My advice. Start with the paper work. If he wants to do his family history a DNA test isn't going to produce the interesting information. It'll just give you a bunch of matches which may or may not make sense.
If he's retired I'm guessing he's 50+ so his grandparents would have been born around 1900 or before. This makes it much easier to track through birth, marriage and census records. The census publicly available records now go to 1921 and there's the 1939 register so his parents should be on one or both and this helps to start working out relatives.
A lot of it, you can do for free to a certain extent now (though for accuracy it's better to go through ancestry).
I'm guessing he knows his parents date of birth and roughly where they were born / where they were married.
His starting point is to get hold of their marriage certificate.
https://www.gro.gov.uk/gro/content/certificates/login.asp
There's a fee to order marriage certificates - I'm guessing they married too late to be one digitalised and part of an ancestry subscription.
This will give his parents father's names. From there you look for a birth of your parents and marriages for their parents remembering that births are indexed with mothers maiden names (or a lack of a married name).
It gets more complex and difficult if there are illegitimate children but it's still doable.
My parents have both done DNA tests but tbh id argue it's only useful in certain situations as a bridge to other information and shouldn't be used as a substitute for the grind of researching through records. (Which I love). It should only be used in addition to.
I've helped research for a friend who didn't know who her grandfather was. DNA helped identify his wider family - but you have to know the techniques of research to be able to pin down and identify him individually and that takes a bit of experience with paperwork anyway. I'd argue to do it properly, DNA is a tool for more advanced research rather than a passing interest otherwise it's really rather meaningless anyway and you won't really understand what the information you've found.

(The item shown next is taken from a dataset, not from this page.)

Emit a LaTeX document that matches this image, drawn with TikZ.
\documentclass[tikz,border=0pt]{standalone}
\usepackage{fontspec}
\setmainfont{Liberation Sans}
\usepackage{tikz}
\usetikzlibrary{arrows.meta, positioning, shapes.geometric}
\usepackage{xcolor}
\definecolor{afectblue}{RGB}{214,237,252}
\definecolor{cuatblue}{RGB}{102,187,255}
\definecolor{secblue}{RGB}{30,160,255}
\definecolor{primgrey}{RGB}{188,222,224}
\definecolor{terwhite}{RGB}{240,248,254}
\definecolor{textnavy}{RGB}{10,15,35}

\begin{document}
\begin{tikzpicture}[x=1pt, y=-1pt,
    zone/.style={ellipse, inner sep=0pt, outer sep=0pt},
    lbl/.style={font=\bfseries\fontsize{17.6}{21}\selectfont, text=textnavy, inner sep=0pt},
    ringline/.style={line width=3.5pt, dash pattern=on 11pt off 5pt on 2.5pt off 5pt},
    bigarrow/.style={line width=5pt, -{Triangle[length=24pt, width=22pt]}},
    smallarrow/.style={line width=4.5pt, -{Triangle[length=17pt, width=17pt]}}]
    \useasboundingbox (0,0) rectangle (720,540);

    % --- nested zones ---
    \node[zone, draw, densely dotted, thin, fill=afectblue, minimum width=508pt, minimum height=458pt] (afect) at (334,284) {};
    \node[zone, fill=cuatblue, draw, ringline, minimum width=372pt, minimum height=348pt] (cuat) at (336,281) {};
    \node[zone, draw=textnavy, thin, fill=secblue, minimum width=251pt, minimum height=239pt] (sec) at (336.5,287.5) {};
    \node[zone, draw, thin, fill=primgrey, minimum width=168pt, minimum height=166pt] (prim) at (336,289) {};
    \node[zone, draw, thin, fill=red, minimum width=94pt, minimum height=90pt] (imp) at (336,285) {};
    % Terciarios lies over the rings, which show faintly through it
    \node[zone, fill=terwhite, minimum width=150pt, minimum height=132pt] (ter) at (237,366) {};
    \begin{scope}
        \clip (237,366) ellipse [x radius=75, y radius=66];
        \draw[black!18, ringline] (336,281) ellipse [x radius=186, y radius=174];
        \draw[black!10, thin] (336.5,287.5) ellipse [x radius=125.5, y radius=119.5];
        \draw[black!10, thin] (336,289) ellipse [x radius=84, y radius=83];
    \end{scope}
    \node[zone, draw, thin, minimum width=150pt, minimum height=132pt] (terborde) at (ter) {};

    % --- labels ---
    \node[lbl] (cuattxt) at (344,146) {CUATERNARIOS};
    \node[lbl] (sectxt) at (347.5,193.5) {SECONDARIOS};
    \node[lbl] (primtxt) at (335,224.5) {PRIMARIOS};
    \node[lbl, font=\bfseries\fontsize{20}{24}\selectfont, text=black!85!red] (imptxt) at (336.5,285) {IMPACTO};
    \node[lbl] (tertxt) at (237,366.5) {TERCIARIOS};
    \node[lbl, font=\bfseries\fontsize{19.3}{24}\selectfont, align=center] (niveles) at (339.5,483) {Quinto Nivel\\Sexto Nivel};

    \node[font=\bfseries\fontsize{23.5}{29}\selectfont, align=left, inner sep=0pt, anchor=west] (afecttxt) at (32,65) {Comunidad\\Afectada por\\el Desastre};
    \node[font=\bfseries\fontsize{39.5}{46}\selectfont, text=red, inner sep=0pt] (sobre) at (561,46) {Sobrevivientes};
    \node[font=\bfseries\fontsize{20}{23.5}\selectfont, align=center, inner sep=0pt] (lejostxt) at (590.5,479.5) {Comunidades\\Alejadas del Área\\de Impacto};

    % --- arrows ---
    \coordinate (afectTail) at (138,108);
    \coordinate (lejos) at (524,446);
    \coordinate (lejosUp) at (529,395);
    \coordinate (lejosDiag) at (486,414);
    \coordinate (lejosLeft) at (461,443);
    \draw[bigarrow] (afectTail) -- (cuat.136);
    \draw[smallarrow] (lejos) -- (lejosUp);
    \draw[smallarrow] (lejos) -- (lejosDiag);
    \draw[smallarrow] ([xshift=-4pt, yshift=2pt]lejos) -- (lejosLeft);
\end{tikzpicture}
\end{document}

You don't find out about murders and smugglers from DNA! You don't find out about experiences in WW1 from DNA. It doesn't tell you whether they were bakers, spinners, clergy men, soldiers... It just gives you matches and perhaps a tree and little context and certainly no idea whether what other people have shared is accurate or not!
You still should start out by tracking down birth, marriage and death certificates as a starting point then looking on census returns.

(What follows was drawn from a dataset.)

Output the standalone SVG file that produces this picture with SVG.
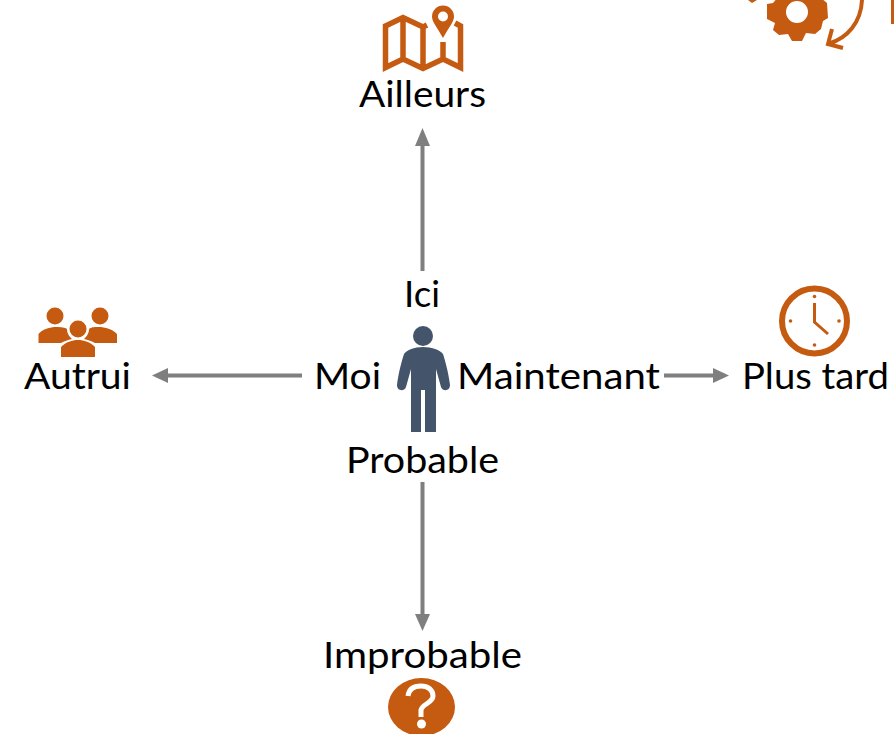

In DHs family this revealed that his great grandmother ran off with her husband's cousin - there's other trees on ancestry which don't reflect this because they haven't tracked down these records. DNA would be confusing as they'd be a bunch of matches that don't make sense. The records DID show this up though.

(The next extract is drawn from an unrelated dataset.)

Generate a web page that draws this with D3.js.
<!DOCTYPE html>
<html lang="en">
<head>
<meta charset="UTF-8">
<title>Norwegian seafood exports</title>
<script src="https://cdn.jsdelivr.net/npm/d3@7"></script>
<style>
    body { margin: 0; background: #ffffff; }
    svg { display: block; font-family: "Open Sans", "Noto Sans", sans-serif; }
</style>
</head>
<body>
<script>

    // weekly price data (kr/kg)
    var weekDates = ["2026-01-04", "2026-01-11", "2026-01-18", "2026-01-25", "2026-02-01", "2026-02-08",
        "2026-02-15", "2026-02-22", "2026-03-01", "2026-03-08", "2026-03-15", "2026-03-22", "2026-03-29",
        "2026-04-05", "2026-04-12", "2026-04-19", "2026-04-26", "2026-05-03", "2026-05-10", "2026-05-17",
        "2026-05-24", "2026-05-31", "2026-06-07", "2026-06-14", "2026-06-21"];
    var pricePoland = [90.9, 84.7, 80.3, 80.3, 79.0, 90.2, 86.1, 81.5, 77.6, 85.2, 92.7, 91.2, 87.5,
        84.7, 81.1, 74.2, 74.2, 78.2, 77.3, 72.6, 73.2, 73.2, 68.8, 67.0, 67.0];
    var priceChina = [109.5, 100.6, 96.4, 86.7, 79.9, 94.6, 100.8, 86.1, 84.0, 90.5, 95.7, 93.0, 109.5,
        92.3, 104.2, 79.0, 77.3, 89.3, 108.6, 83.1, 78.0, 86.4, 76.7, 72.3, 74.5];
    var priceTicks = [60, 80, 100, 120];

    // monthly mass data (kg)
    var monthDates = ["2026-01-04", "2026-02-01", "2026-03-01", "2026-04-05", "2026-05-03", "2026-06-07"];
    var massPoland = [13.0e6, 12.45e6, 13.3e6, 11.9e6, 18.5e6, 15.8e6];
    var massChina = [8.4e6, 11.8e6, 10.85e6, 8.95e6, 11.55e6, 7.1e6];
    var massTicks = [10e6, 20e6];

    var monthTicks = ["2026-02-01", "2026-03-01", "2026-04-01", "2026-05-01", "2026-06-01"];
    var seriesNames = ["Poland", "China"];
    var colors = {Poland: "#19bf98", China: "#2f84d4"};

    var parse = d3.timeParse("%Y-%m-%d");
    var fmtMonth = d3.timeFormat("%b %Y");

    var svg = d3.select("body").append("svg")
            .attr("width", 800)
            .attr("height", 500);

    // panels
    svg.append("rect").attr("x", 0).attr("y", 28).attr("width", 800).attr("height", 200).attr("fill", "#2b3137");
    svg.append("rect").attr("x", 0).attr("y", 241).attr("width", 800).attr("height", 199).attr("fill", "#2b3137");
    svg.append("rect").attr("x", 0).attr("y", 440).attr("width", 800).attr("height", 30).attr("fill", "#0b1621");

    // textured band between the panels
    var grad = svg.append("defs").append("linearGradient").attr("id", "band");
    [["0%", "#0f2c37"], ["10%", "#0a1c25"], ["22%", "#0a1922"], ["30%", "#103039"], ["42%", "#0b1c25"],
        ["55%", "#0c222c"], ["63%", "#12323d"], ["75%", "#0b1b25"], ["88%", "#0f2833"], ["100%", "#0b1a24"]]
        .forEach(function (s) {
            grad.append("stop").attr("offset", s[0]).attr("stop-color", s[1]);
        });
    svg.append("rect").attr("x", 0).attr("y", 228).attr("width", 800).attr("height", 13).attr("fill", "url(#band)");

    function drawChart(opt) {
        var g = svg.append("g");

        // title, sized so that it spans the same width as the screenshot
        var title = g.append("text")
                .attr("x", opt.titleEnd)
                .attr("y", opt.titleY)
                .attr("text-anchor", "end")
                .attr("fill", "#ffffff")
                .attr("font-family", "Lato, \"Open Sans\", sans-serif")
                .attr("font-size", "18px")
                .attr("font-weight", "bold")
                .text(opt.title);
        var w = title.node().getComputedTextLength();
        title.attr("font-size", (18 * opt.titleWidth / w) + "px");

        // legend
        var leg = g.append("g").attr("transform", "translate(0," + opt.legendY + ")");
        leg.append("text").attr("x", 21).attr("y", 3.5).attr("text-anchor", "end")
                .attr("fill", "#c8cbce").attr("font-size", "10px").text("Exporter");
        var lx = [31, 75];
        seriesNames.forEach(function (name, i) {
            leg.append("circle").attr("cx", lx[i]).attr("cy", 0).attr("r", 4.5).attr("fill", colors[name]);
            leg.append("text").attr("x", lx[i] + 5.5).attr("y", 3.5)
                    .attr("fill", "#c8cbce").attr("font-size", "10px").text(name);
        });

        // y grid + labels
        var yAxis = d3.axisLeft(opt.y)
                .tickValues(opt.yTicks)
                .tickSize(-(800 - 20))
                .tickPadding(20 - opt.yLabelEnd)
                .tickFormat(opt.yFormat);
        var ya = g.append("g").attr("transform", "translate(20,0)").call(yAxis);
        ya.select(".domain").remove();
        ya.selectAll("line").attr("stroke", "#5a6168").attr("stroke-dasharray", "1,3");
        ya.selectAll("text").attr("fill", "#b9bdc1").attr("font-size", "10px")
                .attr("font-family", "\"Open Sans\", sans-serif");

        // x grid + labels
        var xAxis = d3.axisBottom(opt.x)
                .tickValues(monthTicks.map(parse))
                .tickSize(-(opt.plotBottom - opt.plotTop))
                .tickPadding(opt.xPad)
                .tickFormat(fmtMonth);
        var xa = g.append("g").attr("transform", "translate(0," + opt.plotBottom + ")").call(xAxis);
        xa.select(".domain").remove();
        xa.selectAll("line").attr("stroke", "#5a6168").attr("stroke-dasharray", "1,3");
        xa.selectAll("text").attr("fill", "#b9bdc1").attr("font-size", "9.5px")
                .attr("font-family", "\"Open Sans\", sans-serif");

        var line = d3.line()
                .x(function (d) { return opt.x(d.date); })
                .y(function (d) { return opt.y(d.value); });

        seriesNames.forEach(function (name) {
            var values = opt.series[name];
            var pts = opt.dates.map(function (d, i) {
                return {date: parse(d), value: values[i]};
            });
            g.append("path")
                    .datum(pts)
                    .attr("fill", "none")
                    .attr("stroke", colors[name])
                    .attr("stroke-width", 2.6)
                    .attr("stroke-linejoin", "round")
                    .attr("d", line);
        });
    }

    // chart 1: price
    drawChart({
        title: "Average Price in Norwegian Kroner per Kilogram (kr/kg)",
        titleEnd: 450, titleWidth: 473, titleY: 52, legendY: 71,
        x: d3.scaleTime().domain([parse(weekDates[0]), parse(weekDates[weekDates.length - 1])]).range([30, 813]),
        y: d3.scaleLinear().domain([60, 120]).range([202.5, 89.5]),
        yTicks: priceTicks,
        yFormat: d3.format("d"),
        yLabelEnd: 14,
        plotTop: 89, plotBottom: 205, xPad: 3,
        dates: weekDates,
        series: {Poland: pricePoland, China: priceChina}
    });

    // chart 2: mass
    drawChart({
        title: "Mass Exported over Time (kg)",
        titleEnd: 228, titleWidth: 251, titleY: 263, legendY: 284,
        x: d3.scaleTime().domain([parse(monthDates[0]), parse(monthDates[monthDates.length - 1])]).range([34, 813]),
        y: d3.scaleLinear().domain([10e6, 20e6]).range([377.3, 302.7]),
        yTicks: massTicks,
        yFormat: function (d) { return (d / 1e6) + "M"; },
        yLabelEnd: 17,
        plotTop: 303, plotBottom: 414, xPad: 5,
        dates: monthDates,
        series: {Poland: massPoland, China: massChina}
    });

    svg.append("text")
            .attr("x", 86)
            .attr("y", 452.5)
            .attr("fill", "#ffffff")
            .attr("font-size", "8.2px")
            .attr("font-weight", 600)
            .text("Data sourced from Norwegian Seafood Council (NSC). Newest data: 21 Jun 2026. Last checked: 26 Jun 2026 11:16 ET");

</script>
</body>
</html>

Don't take 'short cuts' do it properly. Then consider the DNA route to fill in gaps / confirm what you already know/ uncover those secrets. It isn't a short cut - it just adds to confusion.
As I say you may need to pay for those few original records if you don't already have them too. (Unless it's a newer record, a digital copy of a birth record is £3 but a marriage certificate is still paper only and is a bit more). Then crack on with censuses.